While this will increase the federal budget and the federal deficit, it will decrease state budgets and state deficits. The states must balance their budgets, whereby the federal government can operate with deficits, even large ones. The states cannot print money and the federal government can. Federalizing Medicaid will not create a new program, it will not create net new federal/state combined government spending, therefore it will not create an extra burden on the taxpayers who pay both federal and state taxes in one form or another. What it will do is end the political trick of claiming fiscal prudence while pushing the mandates for spending and taxes down the food chain to the states, who in turn push it down to the local level.

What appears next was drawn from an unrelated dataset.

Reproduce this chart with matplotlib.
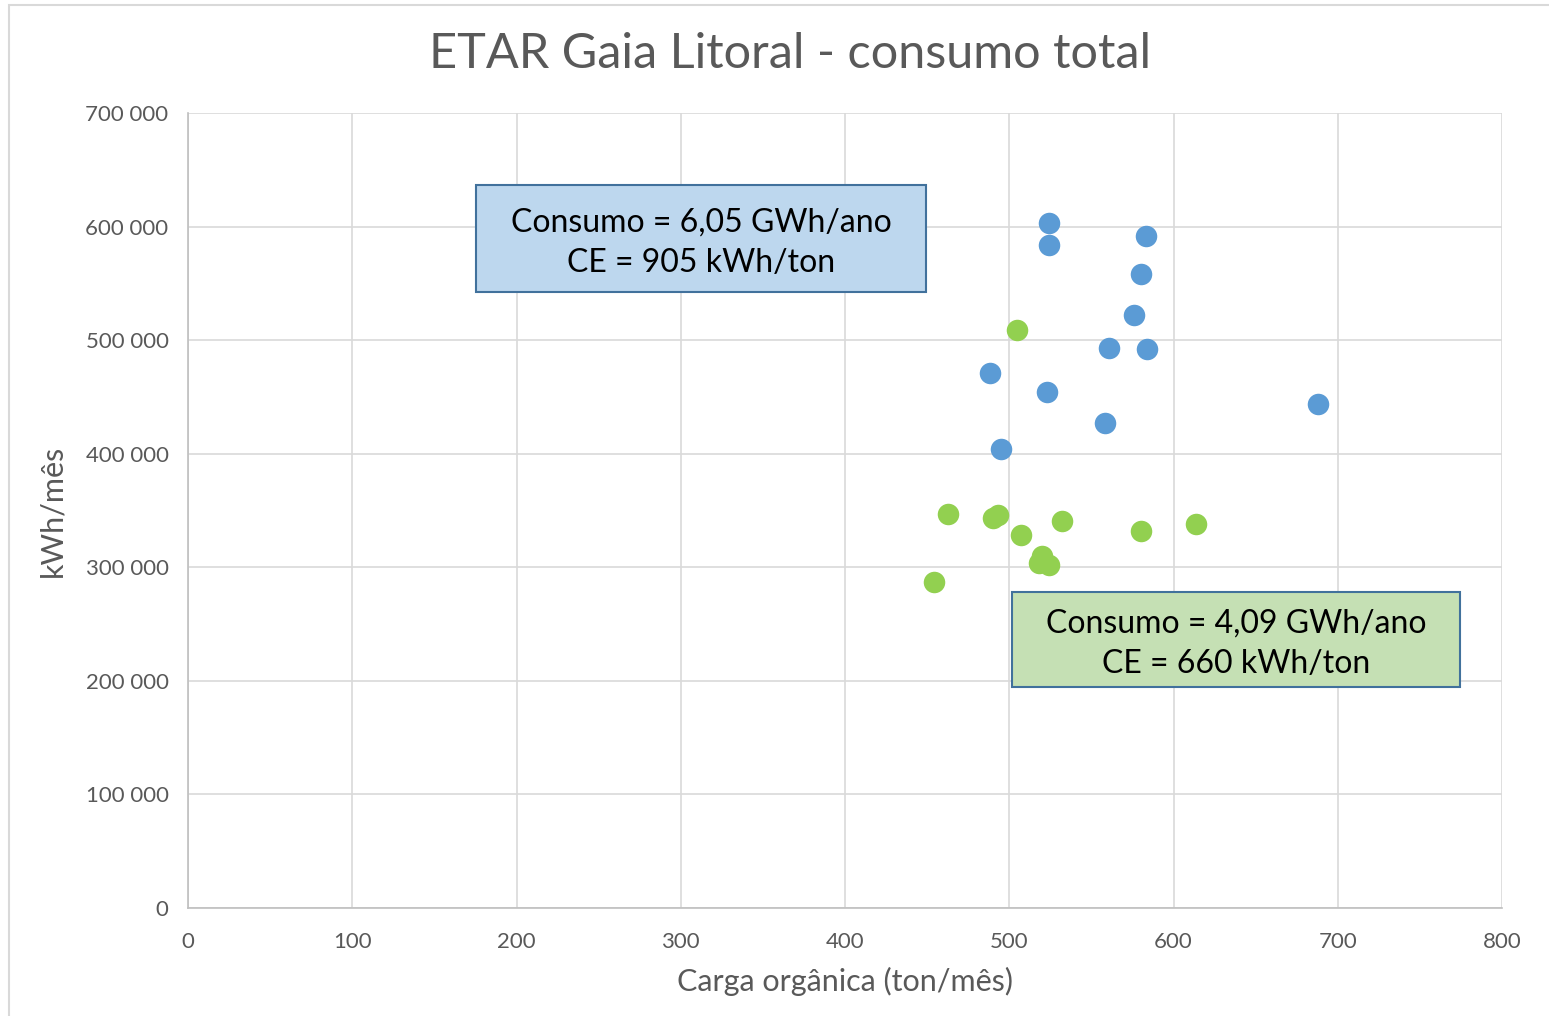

Despite the rhetoric and the acquisence of the weak minded who are legion amongst us, the fact is the federal government does not have a spending problem. It has an economy in a depression problem. Costs for aid to the needy and the unemployed haved soared, while tax revenues from paychecks have plummeted. Full employment would cut the current federal budget deficit by more than 3/4. Less money out and more money in. From there prudent fiscal management could easily allow economic growth to balance the budget by 2020. One way to ease the pressures of the depression is to remove almost certain draconian austerity cuts coming from state budgets starting July 1. How many kids in grade school can we cram into a classroom before seriously eroding their education and our country’s future? Texas plans to cut $5 billion per year in education funding. That amounts to around $1,000 per kid per year in a state that averages $7,000 per kid in overall education spending. Texas budget hawks looked seriously at withdrawing from Medicaid, but fortunatley reason and wisdom prevailed. Its not rocket science to figure out cutting $3 billion a year in health spending for the poor out of the state budget doesn’t offset foregoing the benefit of $17 billion a year in federal health spending for the poor in Texas. The President needs to step up to the plate and lead us on a path different from the path President Hoover led the nation on during the last depression. Despite current punditry I see him sharing Hoover’s fate at both the polls and in the history books if he doesn’t come forward with an agenda focused on creating good paying jobs with benefits for the middle class. Federalizing Medicaid won’t create new jobs, but it will help stop the bleeding, especially in the classroom.